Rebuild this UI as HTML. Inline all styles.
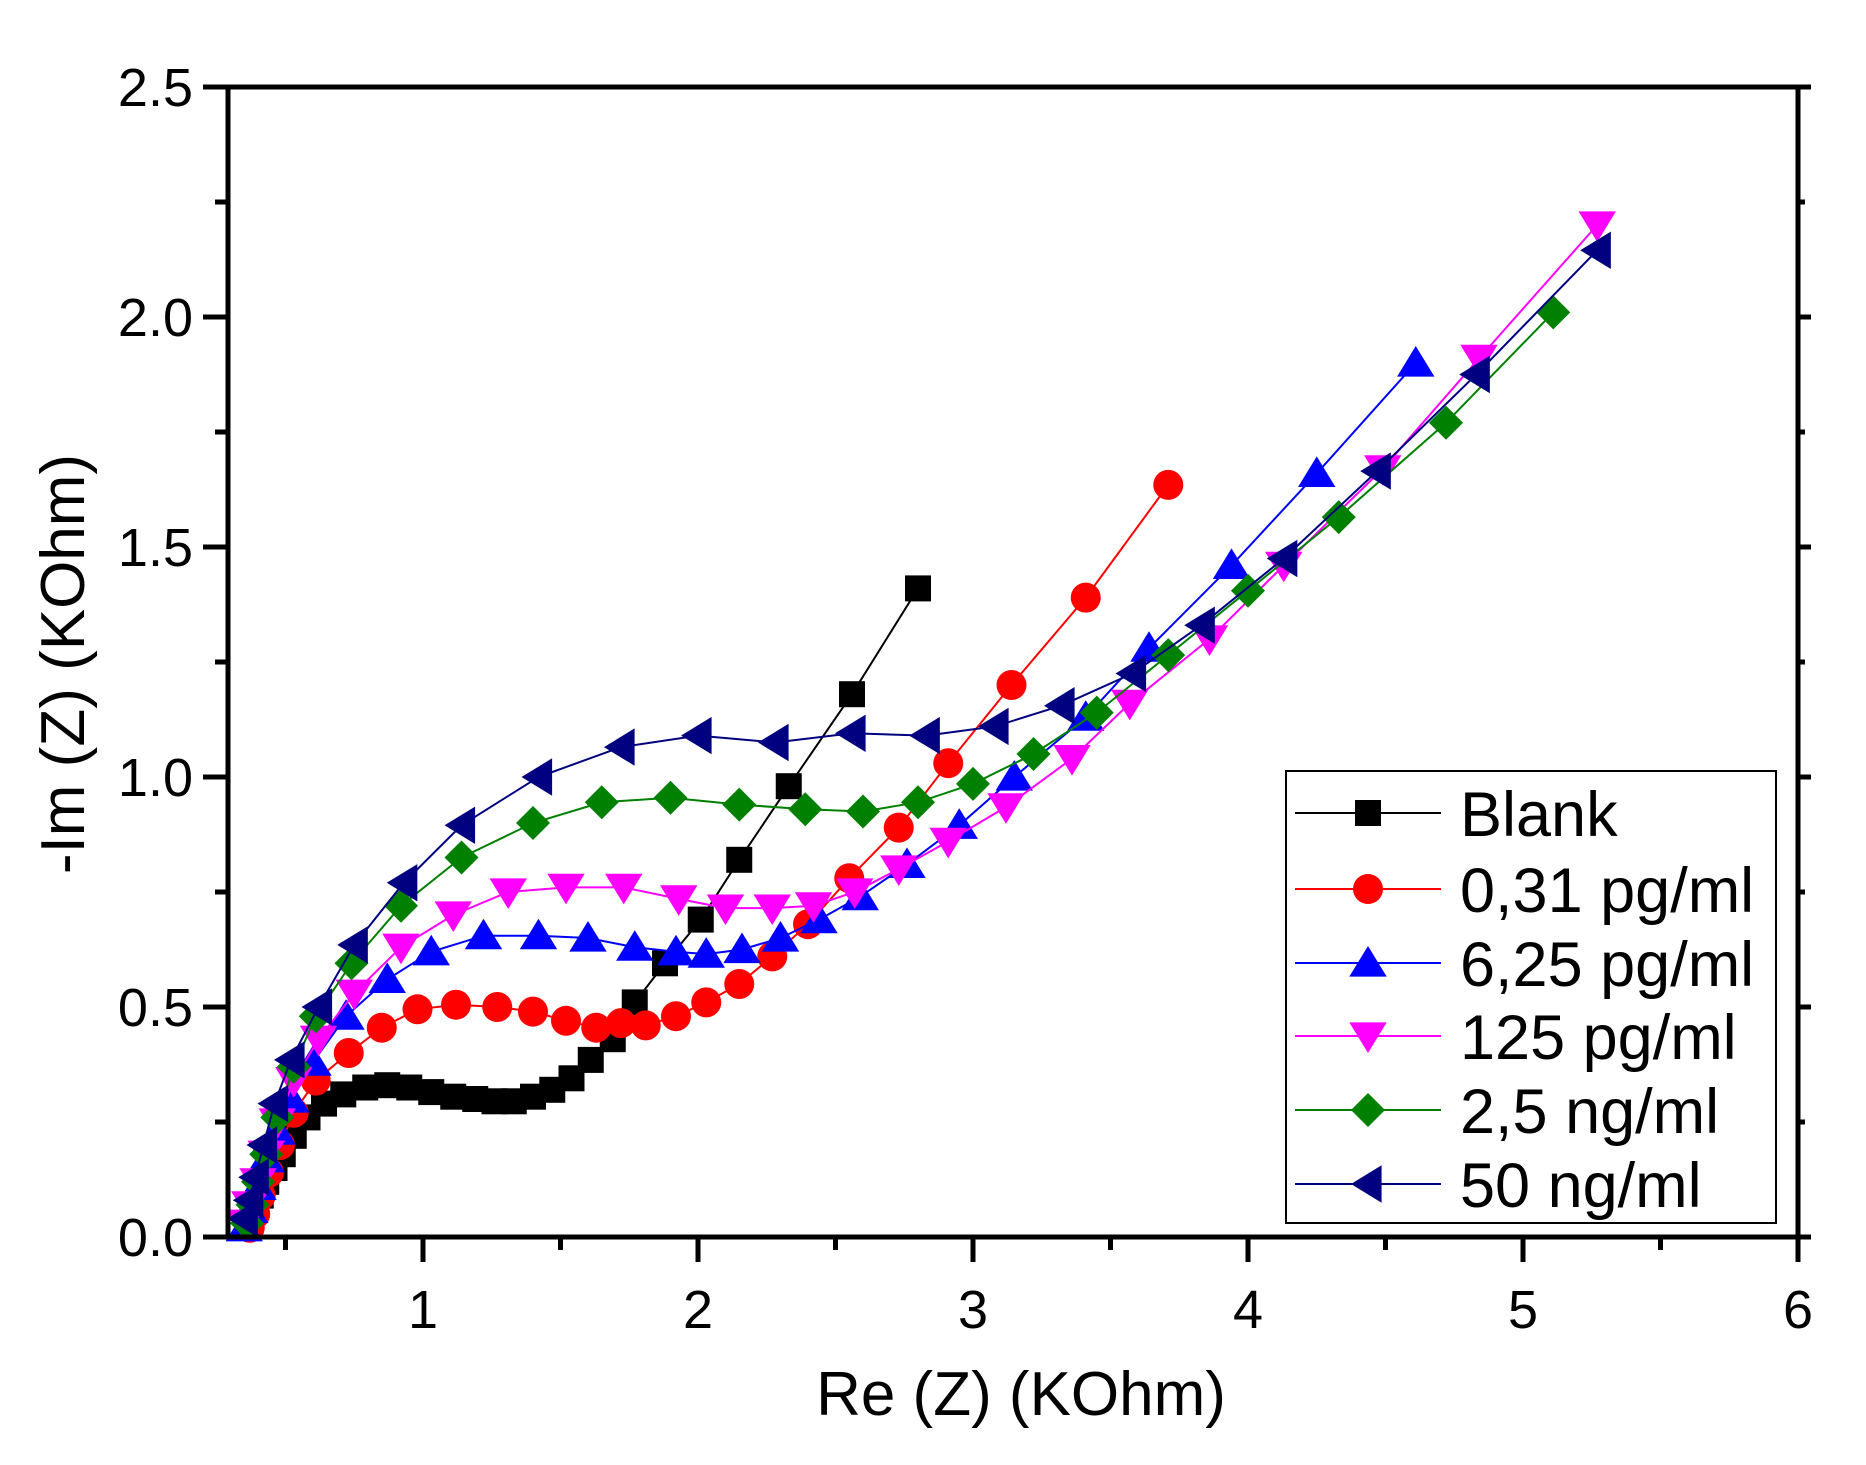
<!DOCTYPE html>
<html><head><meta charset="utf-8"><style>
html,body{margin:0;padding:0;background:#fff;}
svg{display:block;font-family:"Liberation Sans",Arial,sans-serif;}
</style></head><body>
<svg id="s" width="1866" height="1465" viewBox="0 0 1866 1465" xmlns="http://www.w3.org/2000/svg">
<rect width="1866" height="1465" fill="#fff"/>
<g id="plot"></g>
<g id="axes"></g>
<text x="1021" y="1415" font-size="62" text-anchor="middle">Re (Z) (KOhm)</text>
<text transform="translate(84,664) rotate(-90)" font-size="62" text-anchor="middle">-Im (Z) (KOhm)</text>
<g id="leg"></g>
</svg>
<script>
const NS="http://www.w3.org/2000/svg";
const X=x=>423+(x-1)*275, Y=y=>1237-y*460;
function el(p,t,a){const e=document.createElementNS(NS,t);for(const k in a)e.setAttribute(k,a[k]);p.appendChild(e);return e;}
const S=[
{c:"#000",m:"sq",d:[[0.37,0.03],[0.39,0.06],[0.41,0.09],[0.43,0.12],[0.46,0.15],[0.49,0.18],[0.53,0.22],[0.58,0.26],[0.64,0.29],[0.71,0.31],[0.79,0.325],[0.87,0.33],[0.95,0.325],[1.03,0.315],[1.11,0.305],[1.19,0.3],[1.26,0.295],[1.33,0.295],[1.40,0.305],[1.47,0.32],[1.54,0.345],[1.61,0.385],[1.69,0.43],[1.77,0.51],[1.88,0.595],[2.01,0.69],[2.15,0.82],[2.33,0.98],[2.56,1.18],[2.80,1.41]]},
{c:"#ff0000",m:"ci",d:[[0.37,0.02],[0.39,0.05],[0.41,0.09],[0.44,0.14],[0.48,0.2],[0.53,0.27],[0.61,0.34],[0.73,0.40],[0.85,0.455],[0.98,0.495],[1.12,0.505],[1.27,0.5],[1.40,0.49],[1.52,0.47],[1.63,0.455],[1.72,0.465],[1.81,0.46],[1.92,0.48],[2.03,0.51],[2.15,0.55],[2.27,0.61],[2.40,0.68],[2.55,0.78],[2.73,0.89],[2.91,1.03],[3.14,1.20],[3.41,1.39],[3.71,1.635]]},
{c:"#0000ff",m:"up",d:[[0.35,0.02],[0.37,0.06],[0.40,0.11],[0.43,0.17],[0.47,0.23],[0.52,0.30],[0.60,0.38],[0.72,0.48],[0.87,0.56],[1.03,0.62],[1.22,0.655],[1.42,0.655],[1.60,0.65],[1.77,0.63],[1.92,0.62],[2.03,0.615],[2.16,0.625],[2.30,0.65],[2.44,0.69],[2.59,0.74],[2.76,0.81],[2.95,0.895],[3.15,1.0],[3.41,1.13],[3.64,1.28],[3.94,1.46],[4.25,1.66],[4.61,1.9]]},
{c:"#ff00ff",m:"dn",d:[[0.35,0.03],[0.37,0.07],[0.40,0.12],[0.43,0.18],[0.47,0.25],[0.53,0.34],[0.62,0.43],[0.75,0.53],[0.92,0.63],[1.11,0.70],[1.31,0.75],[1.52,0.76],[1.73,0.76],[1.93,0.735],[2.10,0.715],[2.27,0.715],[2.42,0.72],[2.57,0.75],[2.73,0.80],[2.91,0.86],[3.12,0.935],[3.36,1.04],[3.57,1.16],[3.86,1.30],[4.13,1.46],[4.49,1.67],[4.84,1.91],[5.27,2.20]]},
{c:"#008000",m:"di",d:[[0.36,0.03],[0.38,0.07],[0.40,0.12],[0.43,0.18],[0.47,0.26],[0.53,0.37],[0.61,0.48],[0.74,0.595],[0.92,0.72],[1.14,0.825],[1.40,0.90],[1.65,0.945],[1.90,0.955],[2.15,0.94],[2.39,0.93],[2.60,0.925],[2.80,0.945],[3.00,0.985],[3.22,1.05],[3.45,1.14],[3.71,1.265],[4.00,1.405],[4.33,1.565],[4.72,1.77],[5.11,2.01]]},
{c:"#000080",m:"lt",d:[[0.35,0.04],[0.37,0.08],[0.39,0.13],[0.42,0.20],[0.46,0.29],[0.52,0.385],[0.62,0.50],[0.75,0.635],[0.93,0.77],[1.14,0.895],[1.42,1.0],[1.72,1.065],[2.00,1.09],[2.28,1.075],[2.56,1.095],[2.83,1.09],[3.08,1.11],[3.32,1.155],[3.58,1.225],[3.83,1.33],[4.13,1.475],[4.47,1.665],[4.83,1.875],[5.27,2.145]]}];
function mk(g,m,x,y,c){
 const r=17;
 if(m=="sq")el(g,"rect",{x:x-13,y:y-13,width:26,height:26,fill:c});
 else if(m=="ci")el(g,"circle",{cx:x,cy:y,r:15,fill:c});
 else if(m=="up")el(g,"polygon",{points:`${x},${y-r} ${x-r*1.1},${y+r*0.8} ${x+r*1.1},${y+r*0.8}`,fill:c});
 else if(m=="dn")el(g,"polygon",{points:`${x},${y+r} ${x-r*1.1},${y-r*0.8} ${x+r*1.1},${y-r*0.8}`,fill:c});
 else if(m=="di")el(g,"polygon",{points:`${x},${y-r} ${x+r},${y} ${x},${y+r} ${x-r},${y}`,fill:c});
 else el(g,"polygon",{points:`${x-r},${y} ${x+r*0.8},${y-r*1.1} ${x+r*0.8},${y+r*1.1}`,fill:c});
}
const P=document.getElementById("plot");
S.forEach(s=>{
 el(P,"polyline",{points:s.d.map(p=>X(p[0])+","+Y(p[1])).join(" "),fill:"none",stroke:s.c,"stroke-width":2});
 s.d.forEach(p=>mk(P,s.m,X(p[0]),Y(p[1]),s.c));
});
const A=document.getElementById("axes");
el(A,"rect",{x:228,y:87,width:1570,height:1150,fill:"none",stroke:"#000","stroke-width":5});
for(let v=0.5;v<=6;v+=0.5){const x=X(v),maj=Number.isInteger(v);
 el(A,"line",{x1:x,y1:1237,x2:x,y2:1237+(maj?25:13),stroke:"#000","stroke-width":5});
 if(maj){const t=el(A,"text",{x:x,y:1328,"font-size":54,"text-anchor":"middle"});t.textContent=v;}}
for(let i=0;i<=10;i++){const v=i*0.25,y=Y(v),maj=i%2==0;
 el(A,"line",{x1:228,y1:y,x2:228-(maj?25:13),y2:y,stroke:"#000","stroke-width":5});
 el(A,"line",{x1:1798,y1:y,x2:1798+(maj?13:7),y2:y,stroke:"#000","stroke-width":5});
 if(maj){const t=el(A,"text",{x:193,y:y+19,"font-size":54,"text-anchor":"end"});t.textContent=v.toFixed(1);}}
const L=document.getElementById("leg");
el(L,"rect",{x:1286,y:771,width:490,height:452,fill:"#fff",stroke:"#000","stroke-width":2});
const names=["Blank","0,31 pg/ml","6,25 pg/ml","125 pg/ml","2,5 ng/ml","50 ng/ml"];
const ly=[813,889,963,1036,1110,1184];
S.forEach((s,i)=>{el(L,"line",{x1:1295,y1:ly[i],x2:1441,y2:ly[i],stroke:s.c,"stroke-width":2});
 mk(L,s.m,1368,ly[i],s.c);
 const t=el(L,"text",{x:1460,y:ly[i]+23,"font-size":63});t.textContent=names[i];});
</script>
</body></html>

++++++

§ **EXERCISE DETAILS**
Extract all the data above exactly, excluding every picture.

§ **WRITTEN RESPONSE**
Rebuild this UI as HTML. Inline all styles.
<!DOCTYPE html>
<html><head><meta charset="utf-8"><style>
html,body{margin:0;padding:0;background:#fff;}
svg{display:block;font-family:"Liberation Sans",Arial,sans-serif;}
</style></head><body>
<svg id="s" width="1866" height="1465" viewBox="0 0 1866 1465" xmlns="http://www.w3.org/2000/svg">
<rect width="1866" height="1465" fill="#fff"/>
<g id="plot"></g>
<g id="axes"></g>
<text x="1021" y="1415" font-size="62" text-anchor="middle">Re (Z) (KOhm)</text>
<text transform="translate(84,664) rotate(-90)" font-size="62" text-anchor="middle">-Im (Z) (KOhm)</text>
<g id="leg"></g>
</svg>
<script>
const NS="http://www.w3.org/2000/svg";
const X=x=>423+(x-1)*275, Y=y=>1237-y*460;
function el(p,t,a){const e=document.createElementNS(NS,t);for(const k in a)e.setAttribute(k,a[k]);p.appendChild(e);return e;}
const S=[
{c:"#000",m:"sq",d:[[0.37,0.03],[0.39,0.06],[0.41,0.09],[0.43,0.12],[0.46,0.15],[0.49,0.18],[0.53,0.22],[0.58,0.26],[0.64,0.29],[0.71,0.31],[0.79,0.325],[0.87,0.33],[0.95,0.325],[1.03,0.315],[1.11,0.305],[1.19,0.3],[1.26,0.295],[1.33,0.295],[1.40,0.305],[1.47,0.32],[1.54,0.345],[1.61,0.385],[1.69,0.43],[1.77,0.51],[1.88,0.595],[2.01,0.69],[2.15,0.82],[2.33,0.98],[2.56,1.18],[2.80,1.41]]},
{c:"#ff0000",m:"ci",d:[[0.37,0.02],[0.39,0.05],[0.41,0.09],[0.44,0.14],[0.48,0.2],[0.53,0.27],[0.61,0.34],[0.73,0.40],[0.85,0.455],[0.98,0.495],[1.12,0.505],[1.27,0.5],[1.40,0.49],[1.52,0.47],[1.63,0.455],[1.72,0.465],[1.81,0.46],[1.92,0.48],[2.03,0.51],[2.15,0.55],[2.27,0.61],[2.40,0.68],[2.55,0.78],[2.73,0.89],[2.91,1.03],[3.14,1.20],[3.41,1.39],[3.71,1.635]]},
{c:"#0000ff",m:"up",d:[[0.35,0.02],[0.37,0.06],[0.40,0.11],[0.43,0.17],[0.47,0.23],[0.52,0.30],[0.60,0.38],[0.72,0.48],[0.87,0.56],[1.03,0.62],[1.22,0.655],[1.42,0.655],[1.60,0.65],[1.77,0.63],[1.92,0.62],[2.03,0.615],[2.16,0.625],[2.30,0.65],[2.44,0.69],[2.59,0.74],[2.76,0.81],[2.95,0.895],[3.15,1.0],[3.41,1.13],[3.64,1.28],[3.94,1.46],[4.25,1.66],[4.61,1.9]]},
{c:"#ff00ff",m:"dn",d:[[0.35,0.03],[0.37,0.07],[0.40,0.12],[0.43,0.18],[0.47,0.25],[0.53,0.34],[0.62,0.43],[0.75,0.53],[0.92,0.63],[1.11,0.70],[1.31,0.75],[1.52,0.76],[1.73,0.76],[1.93,0.735],[2.10,0.715],[2.27,0.715],[2.42,0.72],[2.57,0.75],[2.73,0.80],[2.91,0.86],[3.12,0.935],[3.36,1.04],[3.57,1.16],[3.86,1.30],[4.13,1.46],[4.49,1.67],[4.84,1.91],[5.27,2.20]]},
{c:"#008000",m:"di",d:[[0.36,0.03],[0.38,0.07],[0.40,0.12],[0.43,0.18],[0.47,0.26],[0.53,0.37],[0.61,0.48],[0.74,0.595],[0.92,0.72],[1.14,0.825],[1.40,0.90],[1.65,0.945],[1.90,0.955],[2.15,0.94],[2.39,0.93],[2.60,0.925],[2.80,0.945],[3.00,0.985],[3.22,1.05],[3.45,1.14],[3.71,1.265],[4.00,1.405],[4.33,1.565],[4.72,1.77],[5.11,2.01]]},
{c:"#000080",m:"lt",d:[[0.35,0.04],[0.37,0.08],[0.39,0.13],[0.42,0.20],[0.46,0.29],[0.52,0.385],[0.62,0.50],[0.75,0.635],[0.93,0.77],[1.14,0.895],[1.42,1.0],[1.72,1.065],[2.00,1.09],[2.28,1.075],[2.56,1.095],[2.83,1.09],[3.08,1.11],[3.32,1.155],[3.58,1.225],[3.83,1.33],[4.13,1.475],[4.47,1.665],[4.83,1.875],[5.27,2.145]]}];
function mk(g,m,x,y,c){
 const r=17;
 if(m=="sq")el(g,"rect",{x:x-13,y:y-13,width:26,height:26,fill:c});
 else if(m=="ci")el(g,"circle",{cx:x,cy:y,r:15,fill:c});
 else if(m=="up")el(g,"polygon",{points:`${x},${y-r} ${x-r*1.1},${y+r*0.8} ${x+r*1.1},${y+r*0.8}`,fill:c});
 else if(m=="dn")el(g,"polygon",{points:`${x},${y+r} ${x-r*1.1},${y-r*0.8} ${x+r*1.1},${y-r*0.8}`,fill:c});
 else if(m=="di")el(g,"polygon",{points:`${x},${y-r} ${x+r},${y} ${x},${y+r} ${x-r},${y}`,fill:c});
 else el(g,"polygon",{points:`${x-r},${y} ${x+r*0.8},${y-r*1.1} ${x+r*0.8},${y+r*1.1}`,fill:c});
}
const P=document.getElementById("plot");
S.forEach(s=>{
 el(P,"polyline",{points:s.d.map(p=>X(p[0])+","+Y(p[1])).join(" "),fill:"none",stroke:s.c,"stroke-width":2});
 s.d.forEach(p=>mk(P,s.m,X(p[0]),Y(p[1]),s.c));
});
const A=document.getElementById("axes");
el(A,"rect",{x:228,y:87,width:1570,height:1150,fill:"none",stroke:"#000","stroke-width":5});
for(let v=0.5;v<=6;v+=0.5){const x=X(v),maj=Number.isInteger(v);
 el(A,"line",{x1:x,y1:1237,x2:x,y2:1237+(maj?25:13),stroke:"#000","stroke-width":5});
 if(maj){const t=el(A,"text",{x:x,y:1328,"font-size":54,"text-anchor":"middle"});t.textContent=v;}}
for(let i=0;i<=10;i++){const v=i*0.25,y=Y(v),maj=i%2==0;
 el(A,"line",{x1:228,y1:y,x2:228-(maj?25:13),y2:y,stroke:"#000","stroke-width":5});
 el(A,"line",{x1:1798,y1:y,x2:1798+(maj?13:7),y2:y,stroke:"#000","stroke-width":5});
 if(maj){const t=el(A,"text",{x:193,y:y+19,"font-size":54,"text-anchor":"end"});t.textContent=v.toFixed(1);}}
const L=document.getElementById("leg");
el(L,"rect",{x:1286,y:771,width:490,height:452,fill:"#fff",stroke:"#000","stroke-width":2});
const names=["Blank","0,31 pg/ml","6,25 pg/ml","125 pg/ml","2,5 ng/ml","50 ng/ml"];
const ly=[813,889,963,1036,1110,1184];
S.forEach((s,i)=>{el(L,"line",{x1:1295,y1:ly[i],x2:1441,y2:ly[i],stroke:s.c,"stroke-width":2});
 mk(L,s.m,1368,ly[i],s.c);
 const t=el(L,"text",{x:1460,y:ly[i]+23,"font-size":63});t.textContent=names[i];});
</script>
</body></html>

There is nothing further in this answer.